Collected material:
————

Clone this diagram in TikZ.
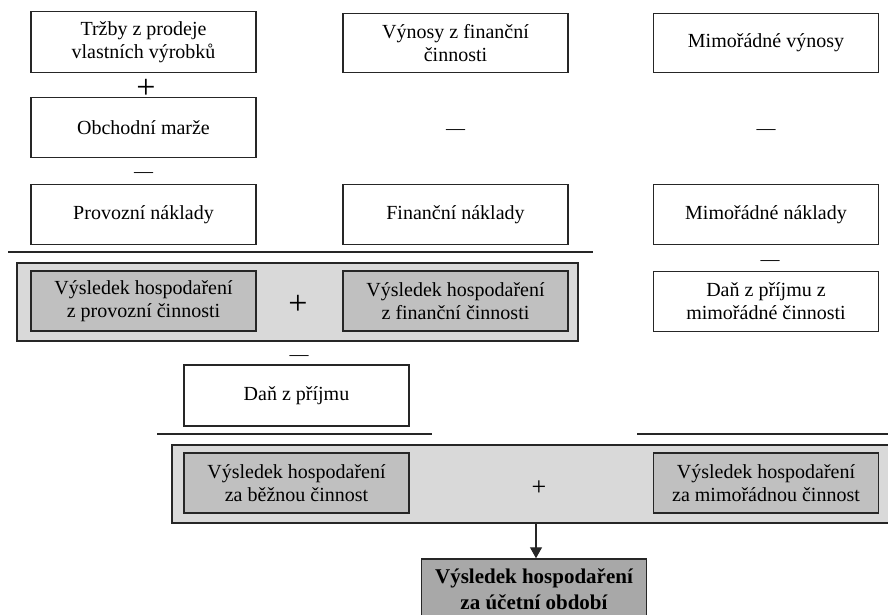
\documentclass[tikz,border=0pt]{standalone}
\usepackage{fontspec}
\setmainfont{Liberation Serif}
\usetikzlibrary{arrows.meta}
\definecolor{bordc}{HTML}{262626}
\definecolor{outerg}{HTML}{D9D9D9}
\definecolor{innerg}{HTML}{C0C0C0}
\definecolor{finalg}{HTML}{A8A8A8}
\tikzset{
  box/.style={draw=bordc, line width=1.5pt, rectangle, minimum width=225pt, minimum height=60pt,
    inner sep=0pt, align=center, font=\fontsize{20}{23}\selectfont, fill=white},
  resbox/.style={box, fill=innerg},
  finbox/.style={box, fill=finalg, font=\fontsize{21}{26}\selectfont\bfseries},
  panel/.style={draw=bordc, line width=1.5pt, fill=outerg, rectangle, inner sep=0pt},
  sign/.style={inner sep=0pt, font=\fontsize{19}{23}\selectfont},
  bigsign/.style={inner sep=0pt, font=\fontsize{34}{34}\selectfont},
  midsign/.style={inner sep=0pt, font=\fontsize{26}{26}\selectfont},
  rule/.style={draw=bordc, line width=1.5pt},
}
\begin{document}
\begin{tikzpicture}[x=1pt,y=-1pt]
\clip (0,0) rectangle (888,614);
\fill[white] (0,0) rectangle (888,614);
% top row
\node[box, minimum height=61pt] (t1) at (143.5,42) {Tržby z prodeje\\vlastních výrobků};
\node[box, minimum height=59pt] (t2) at (455.5,43) {Výnosy z finanční\\činnosti};
\node[box, minimum height=59pt] (t3) at (766,43) {Mimořádné výnosy};
% second row
\node[box] (om) at (143.5,127.5) {Obchodní marže};
% third row
\node[box] (pn) at (143.5,214.5) {Provozní náklady};
\node[box] (fn) at (455.5,214.5) {Finanční náklady};
\node[box] (mn) at (766,214.5) {Mimořádné náklady};
% signs
\node[bigsign] (p1) at (146,89) {+};
\node[sign] (m1) at (143.5,175) {—};
\node[sign] (m2) at (455.5,132) {—};
\node[sign] (m3) at (766,132) {—};
% rule 1
\coordinate (r1a) at (8,252);
\coordinate (r1b) at (593,252);
\draw[rule] (r1a) -- (r1b);
% panel 1
\node[panel, minimum width=561pt, minimum height=78pt] (pan1) at (297.5,302) {};
\node[resbox] (vhp) at (143.5,301) {Výsledek hospodaření\\z provozní činnosti};
\node[resbox] (vhf) at (455.5,301) {Výsledek hospodaření\\z finanční činnosti};
\node[bigsign] (p2) at (298,305) {+};
\node[sign] (m4) at (770,263) {—};
\node[box] (dzm) at (766,301.5) {Daň z příjmu z\\mimořádné činnosti};
\node[sign] (m5) at (299,358) {—};
\node[box, minimum height=61pt] (dz) at (296.5,395.5) {Daň z příjmu};
% rule 2
\coordinate (r2a) at (157,434);
\coordinate (r2b) at (432,434);
\coordinate (r3a) at (637,434);
\coordinate (r3b) at (892,434);
\draw[rule] (r2a) -- (r2b);
\draw[rule] (r3a) -- (r3b);
% panel 2
\node[panel, minimum width=726pt, minimum height=78pt] (pan2) at (535,484) {};
\node[resbox] (vb) at (296.5,483) {Výsledek hospodaření\\za běžnou činnost};
\node[resbox] (vm) at (766,483) {Výsledek hospodaření\\za mimořádnou činnost};
\node[midsign] (p3) at (539,488) {+};
% final
\node[finbox] (fin) at (534,589) {Výsledek hospodaření\\za účetní období};
\coordinate (ar) at (536,524);
\draw[draw=bordc, line width=1.3pt, -{Triangle[length=11pt,width=12pt]}] (ar) -- (ar |- fin.north);
\end{tikzpicture}
\end{document}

————

Short exercise:
Copy out all the data exactly; skip the pictures.

Result of the task:
Clone this diagram in TikZ.
\documentclass[tikz,border=0pt]{standalone}
\usepackage{fontspec}
\setmainfont{Liberation Serif}
\usetikzlibrary{arrows.meta}
\definecolor{bordc}{HTML}{262626}
\definecolor{outerg}{HTML}{D9D9D9}
\definecolor{innerg}{HTML}{C0C0C0}
\definecolor{finalg}{HTML}{A8A8A8}
\tikzset{
  box/.style={draw=bordc, line width=1.5pt, rectangle, minimum width=225pt, minimum height=60pt,
    inner sep=0pt, align=center, font=\fontsize{20}{23}\selectfont, fill=white},
  resbox/.style={box, fill=innerg},
  finbox/.style={box, fill=finalg, font=\fontsize{21}{26}\selectfont\bfseries},
  panel/.style={draw=bordc, line width=1.5pt, fill=outerg, rectangle, inner sep=0pt},
  sign/.style={inner sep=0pt, font=\fontsize{19}{23}\selectfont},
  bigsign/.style={inner sep=0pt, font=\fontsize{34}{34}\selectfont},
  midsign/.style={inner sep=0pt, font=\fontsize{26}{26}\selectfont},
  rule/.style={draw=bordc, line width=1.5pt},
}
\begin{document}
\begin{tikzpicture}[x=1pt,y=-1pt]
\clip (0,0) rectangle (888,614);
\fill[white] (0,0) rectangle (888,614);
% top row
\node[box, minimum height=61pt] (t1) at (143.5,42) {Tržby z prodeje\\vlastních výrobků};
\node[box, minimum height=59pt] (t2) at (455.5,43) {Výnosy z finanční\\činnosti};
\node[box, minimum height=59pt] (t3) at (766,43) {Mimořádné výnosy};
% second row
\node[box] (om) at (143.5,127.5) {Obchodní marže};
% third row
\node[box] (pn) at (143.5,214.5) {Provozní náklady};
\node[box] (fn) at (455.5,214.5) {Finanční náklady};
\node[box] (mn) at (766,214.5) {Mimořádné náklady};
% signs
\node[bigsign] (p1) at (146,89) {+};
\node[sign] (m1) at (143.5,175) {—};
\node[sign] (m2) at (455.5,132) {—};
\node[sign] (m3) at (766,132) {—};
% rule 1
\coordinate (r1a) at (8,252);
\coordinate (r1b) at (593,252);
\draw[rule] (r1a) -- (r1b);
% panel 1
\node[panel, minimum width=561pt, minimum height=78pt] (pan1) at (297.5,302) {};
\node[resbox] (vhp) at (143.5,301) {Výsledek hospodaření\\z provozní činnosti};
\node[resbox] (vhf) at (455.5,301) {Výsledek hospodaření\\z finanční činnosti};
\node[bigsign] (p2) at (298,305) {+};
\node[sign] (m4) at (770,263) {—};
\node[box] (dzm) at (766,301.5) {Daň z příjmu z\\mimořádné činnosti};
\node[sign] (m5) at (299,358) {—};
\node[box, minimum height=61pt] (dz) at (296.5,395.5) {Daň z příjmu};
% rule 2
\coordinate (r2a) at (157,434);
\coordinate (r2b) at (432,434);
\coordinate (r3a) at (637,434);
\coordinate (r3b) at (892,434);
\draw[rule] (r2a) -- (r2b);
\draw[rule] (r3a) -- (r3b);
% panel 2
\node[panel, minimum width=726pt, minimum height=78pt] (pan2) at (535,484) {};
\node[resbox] (vb) at (296.5,483) {Výsledek hospodaření\\za běžnou činnost};
\node[resbox] (vm) at (766,483) {Výsledek hospodaření\\za mimořádnou činnost};
\node[midsign] (p3) at (539,488) {+};
% final
\node[finbox] (fin) at (534,589) {Výsledek hospodaření\\za účetní období};
\coordinate (ar) at (536,524);
\draw[draw=bordc, line width=1.3pt, -{Triangle[length=11pt,width=12pt]}] (ar) -- (ar |- fin.north);
\end{tikzpicture}
\end{document}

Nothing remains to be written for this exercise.